James Durbin: Man, it definitely has to have a real throwback feel, going back to "Holy Diver" -- is probably my favorite album or "Neon Knights" by Black Sabbath. There would definitely be some [unintelligible], definitely [unintelligible] and Les Paul. My guitarist is a total shredder and he is amazing.

It's going to be awesome, and we're going to force it on the airwaves, definitely. It's no joke. I feel, we feel, real strongly about our music, real strongly that it seems like it's dying out. That just can't happen. It was taken off the list for the Grammys and we have to find some way to get it back out there.

We gotta take another door, take another lane. But I'm definitely really excited and really excited to collaborate with different people and work with different songwriters and musicians and it's just going to be awesome. Totally awesome.

What were you planning for the finale?

James Durbin: Once again, expect the unexpected. No one would ever expect it. Whatever it is, I don't know. I haven't been told, but I'm just saying, expect the unexpected.

What was Heidi's reaction to your elimination and have you seen or been able to talk to Hunter yet?

James Durbin: I haven't gotten to see him. I didn't get to see him last night. He's back at home with my mom and my sister and Heidi. And I don't know. When I was standing up there, I just kept looking over at Heidi and was trying to reassure her that it's okay. It's okay.

Looking back, that's the whole reason I auditioned in the first place. It was because we couldn't afford diapers, and I don't think I'm ever going to have to worry about affording diapers now.

Did she have any words of support for you after the show?

James Durbin: Just that she loves me, loves me to death, and that's all that really matters.

Will you start planning the wedding now?

James Durbin: Yeah! Oh my God.

What was the first thing you did once the cameras stopped rolling Thursday night? What was your night like?

James Durbin: I really just went around and thanked all the crew and hugged everybody -- the band and the crew -- just everyone. Those are the people that put on the show. Those are the people behind the scenes, so it's not possible without them, and so it's not just the emotion because of getting eliminated. It's an emotion because I see those people everyday.

They're like our friends, so we don't get to see them anymore. So, it was just rough. It was a rough night. I wasn't expecting it, so I think because of that, it kind of caught me off guard and got to me a little bit more.

Did you get any sleep afterwards?

James Durbin: Probably a half hour... It's okay. I'm excited. I haven't touched coffee or five hour energy or anything. I'm running off adrenaline.

Is there anyone you're really pulling for in the finale and who did you become the closest with out of everyone in the cast and crew?

James Durbin: Well, I'm definitely closest with all the guys, really, and [former Idol finalist Stefano Langone]. Stefano is going to be my best man in my wedding. [Former Idol finalist Paul McDonald] is going to be one of my groomsmen. You know, we had a little jam band with myself, Paul, [former Idol finalist Casey Abrams] and Stefano.

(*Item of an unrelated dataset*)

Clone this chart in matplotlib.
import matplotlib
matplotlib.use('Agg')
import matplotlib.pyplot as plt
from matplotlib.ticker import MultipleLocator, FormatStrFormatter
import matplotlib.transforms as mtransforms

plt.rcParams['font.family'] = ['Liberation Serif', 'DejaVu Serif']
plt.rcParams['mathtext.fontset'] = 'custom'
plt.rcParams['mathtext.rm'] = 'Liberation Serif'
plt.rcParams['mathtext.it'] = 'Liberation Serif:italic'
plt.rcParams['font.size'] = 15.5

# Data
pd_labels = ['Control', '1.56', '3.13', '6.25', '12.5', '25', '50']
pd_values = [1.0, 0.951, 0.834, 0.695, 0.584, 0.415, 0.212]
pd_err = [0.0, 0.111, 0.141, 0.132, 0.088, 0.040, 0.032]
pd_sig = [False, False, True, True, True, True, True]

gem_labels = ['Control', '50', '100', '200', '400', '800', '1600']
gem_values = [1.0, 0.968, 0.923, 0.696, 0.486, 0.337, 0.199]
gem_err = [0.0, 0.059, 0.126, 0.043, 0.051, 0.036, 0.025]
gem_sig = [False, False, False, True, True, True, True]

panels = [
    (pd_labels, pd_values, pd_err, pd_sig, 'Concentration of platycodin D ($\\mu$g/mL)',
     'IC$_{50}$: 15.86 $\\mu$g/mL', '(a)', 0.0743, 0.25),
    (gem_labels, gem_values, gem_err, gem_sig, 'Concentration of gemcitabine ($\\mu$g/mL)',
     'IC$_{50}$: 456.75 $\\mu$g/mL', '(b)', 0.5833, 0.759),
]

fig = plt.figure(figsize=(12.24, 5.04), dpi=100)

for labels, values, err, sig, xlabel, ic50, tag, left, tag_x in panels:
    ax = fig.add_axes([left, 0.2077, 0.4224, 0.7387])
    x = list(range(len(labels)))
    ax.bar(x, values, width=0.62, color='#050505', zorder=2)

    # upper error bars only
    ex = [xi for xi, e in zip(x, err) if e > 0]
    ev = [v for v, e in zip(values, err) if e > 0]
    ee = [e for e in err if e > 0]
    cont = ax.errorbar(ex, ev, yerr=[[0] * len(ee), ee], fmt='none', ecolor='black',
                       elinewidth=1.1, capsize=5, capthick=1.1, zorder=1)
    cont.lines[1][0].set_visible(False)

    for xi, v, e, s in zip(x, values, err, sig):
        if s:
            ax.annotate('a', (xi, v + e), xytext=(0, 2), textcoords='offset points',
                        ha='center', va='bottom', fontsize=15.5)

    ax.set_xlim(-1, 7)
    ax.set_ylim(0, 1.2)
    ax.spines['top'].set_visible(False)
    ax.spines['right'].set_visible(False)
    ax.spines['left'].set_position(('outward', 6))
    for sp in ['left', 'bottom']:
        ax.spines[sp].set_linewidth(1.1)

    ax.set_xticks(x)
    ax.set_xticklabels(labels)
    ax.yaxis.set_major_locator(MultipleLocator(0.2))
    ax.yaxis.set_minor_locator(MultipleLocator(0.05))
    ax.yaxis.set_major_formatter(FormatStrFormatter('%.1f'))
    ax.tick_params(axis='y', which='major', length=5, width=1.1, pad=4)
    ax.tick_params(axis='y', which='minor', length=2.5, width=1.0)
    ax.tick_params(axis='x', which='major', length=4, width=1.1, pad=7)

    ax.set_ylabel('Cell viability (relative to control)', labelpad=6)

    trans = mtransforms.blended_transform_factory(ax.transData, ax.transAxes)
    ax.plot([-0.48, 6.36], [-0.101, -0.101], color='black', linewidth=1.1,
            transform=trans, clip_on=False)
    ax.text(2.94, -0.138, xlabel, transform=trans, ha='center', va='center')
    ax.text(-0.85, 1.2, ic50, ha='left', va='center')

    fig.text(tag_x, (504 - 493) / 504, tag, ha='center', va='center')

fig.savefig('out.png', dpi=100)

We won't go there. (Laughs) It was just fun hanging out and making up silly songs, boys stuff, you know? Songs about boogers. That sort of thing. Yeah, it's -- I don't know. I have a feeling who might take it, but at this point, you can't really choose... Mmm. I ain't saying.

Why do you think you went home now after you had two very good performances and sang two very popular songs, "Don't Stop Believin'" and "Love Potion #9?" Do you think there was anything about those songs that just didn't connect for some reason?

James Durbin: I don't know. It's kind of funny and I've been waiting for someone to ask me this question all morning, since 5AM here. The funny thing is, a friend I made out here is Chris Jericho -- who's on Dancing with the Stars -- big metal head, singer in a metal band, pro-wrestler.

The last song that he danced to before his elimination was "Don't Stop Believin.'" "Don't Stop Believin'" eliminated James Durbin, Chris Jericho, and Tony Soprano.